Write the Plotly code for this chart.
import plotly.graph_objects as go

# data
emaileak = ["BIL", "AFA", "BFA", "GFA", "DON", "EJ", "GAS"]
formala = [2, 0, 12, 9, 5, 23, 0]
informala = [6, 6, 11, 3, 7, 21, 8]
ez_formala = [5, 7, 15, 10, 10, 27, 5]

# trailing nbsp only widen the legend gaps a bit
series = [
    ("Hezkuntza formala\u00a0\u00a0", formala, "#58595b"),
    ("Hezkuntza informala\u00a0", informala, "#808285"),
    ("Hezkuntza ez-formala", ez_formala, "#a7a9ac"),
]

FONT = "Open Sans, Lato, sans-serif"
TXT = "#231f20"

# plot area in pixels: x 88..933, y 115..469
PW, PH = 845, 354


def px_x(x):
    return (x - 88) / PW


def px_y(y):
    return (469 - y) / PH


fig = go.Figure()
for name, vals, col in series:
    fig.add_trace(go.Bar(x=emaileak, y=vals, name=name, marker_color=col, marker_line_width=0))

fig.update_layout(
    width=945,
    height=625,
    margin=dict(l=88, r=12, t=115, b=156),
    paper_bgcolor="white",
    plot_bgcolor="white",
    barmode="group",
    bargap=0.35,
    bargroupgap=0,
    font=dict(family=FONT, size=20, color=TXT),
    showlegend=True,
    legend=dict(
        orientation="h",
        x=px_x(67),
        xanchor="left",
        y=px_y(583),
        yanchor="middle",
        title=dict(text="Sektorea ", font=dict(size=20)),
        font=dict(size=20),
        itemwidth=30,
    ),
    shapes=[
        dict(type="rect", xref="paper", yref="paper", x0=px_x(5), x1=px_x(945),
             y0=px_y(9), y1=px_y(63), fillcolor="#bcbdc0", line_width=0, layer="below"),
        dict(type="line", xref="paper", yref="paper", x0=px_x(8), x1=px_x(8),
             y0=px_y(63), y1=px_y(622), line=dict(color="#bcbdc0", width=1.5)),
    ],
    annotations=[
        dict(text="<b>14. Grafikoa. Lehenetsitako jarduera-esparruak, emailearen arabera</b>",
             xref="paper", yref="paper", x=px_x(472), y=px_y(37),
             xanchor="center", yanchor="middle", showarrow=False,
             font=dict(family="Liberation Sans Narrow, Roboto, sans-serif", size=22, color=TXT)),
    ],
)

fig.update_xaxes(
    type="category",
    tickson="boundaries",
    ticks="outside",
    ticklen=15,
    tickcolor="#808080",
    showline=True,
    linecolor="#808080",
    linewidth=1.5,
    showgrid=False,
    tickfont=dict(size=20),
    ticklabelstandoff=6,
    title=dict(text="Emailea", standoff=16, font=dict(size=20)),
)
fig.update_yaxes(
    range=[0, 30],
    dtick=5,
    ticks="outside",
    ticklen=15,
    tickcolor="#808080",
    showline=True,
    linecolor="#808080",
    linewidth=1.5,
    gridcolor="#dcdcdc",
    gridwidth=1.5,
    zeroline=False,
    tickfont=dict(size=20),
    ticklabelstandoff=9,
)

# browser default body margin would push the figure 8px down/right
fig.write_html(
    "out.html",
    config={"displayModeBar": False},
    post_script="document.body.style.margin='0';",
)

· · · · ·

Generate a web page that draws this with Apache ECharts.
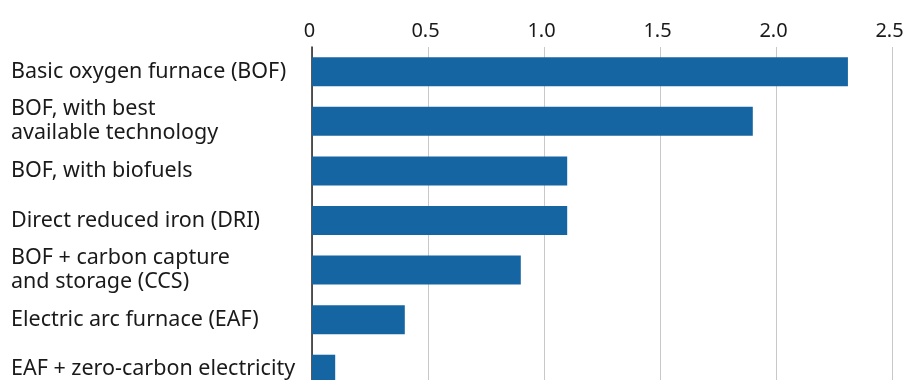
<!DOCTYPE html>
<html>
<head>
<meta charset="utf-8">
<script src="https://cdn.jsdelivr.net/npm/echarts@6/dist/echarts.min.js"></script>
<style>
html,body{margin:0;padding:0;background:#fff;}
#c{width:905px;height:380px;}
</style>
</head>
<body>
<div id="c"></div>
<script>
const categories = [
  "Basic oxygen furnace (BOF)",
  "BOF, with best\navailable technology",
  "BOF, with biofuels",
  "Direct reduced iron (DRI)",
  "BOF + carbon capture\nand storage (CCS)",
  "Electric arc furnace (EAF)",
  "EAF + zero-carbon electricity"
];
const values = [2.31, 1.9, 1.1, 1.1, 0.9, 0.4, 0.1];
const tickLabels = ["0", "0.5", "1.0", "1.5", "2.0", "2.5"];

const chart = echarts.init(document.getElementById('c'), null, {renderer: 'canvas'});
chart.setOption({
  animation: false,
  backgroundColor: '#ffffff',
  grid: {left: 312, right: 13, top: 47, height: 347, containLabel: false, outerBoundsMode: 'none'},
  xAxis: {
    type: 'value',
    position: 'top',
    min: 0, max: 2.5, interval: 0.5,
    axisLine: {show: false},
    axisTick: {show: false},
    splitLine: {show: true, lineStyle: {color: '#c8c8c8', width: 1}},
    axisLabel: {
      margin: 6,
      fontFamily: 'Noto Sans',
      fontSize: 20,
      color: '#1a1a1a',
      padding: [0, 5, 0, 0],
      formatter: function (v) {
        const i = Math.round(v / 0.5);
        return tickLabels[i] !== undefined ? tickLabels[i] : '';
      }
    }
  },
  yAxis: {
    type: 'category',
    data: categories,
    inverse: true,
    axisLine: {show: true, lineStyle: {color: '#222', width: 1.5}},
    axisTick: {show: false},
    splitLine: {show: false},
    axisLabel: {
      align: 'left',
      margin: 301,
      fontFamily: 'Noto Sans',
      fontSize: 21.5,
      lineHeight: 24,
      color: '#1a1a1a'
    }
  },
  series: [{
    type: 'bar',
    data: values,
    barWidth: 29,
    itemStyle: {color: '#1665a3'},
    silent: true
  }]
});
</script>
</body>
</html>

· · · · ·

Task. Repeat, word for word, only the lines from the line holding "Write the Plotly code for this chart." through the line holding "ez_formala = [5, 7, 15, 10, 10, 27, 5]", with both of those lines included.

Output for this task.
Write the Plotly code for this chart.
import plotly.graph_objects as go

# data
emaileak = ["BIL", "AFA", "BFA", "GFA", "DON", "EJ", "GAS"]
formala = [2, 0, 12, 9, 5, 23, 0]
informala = [6, 6, 11, 3, 7, 21, 8]
ez_formala = [5, 7, 15, 10, 10, 27, 5]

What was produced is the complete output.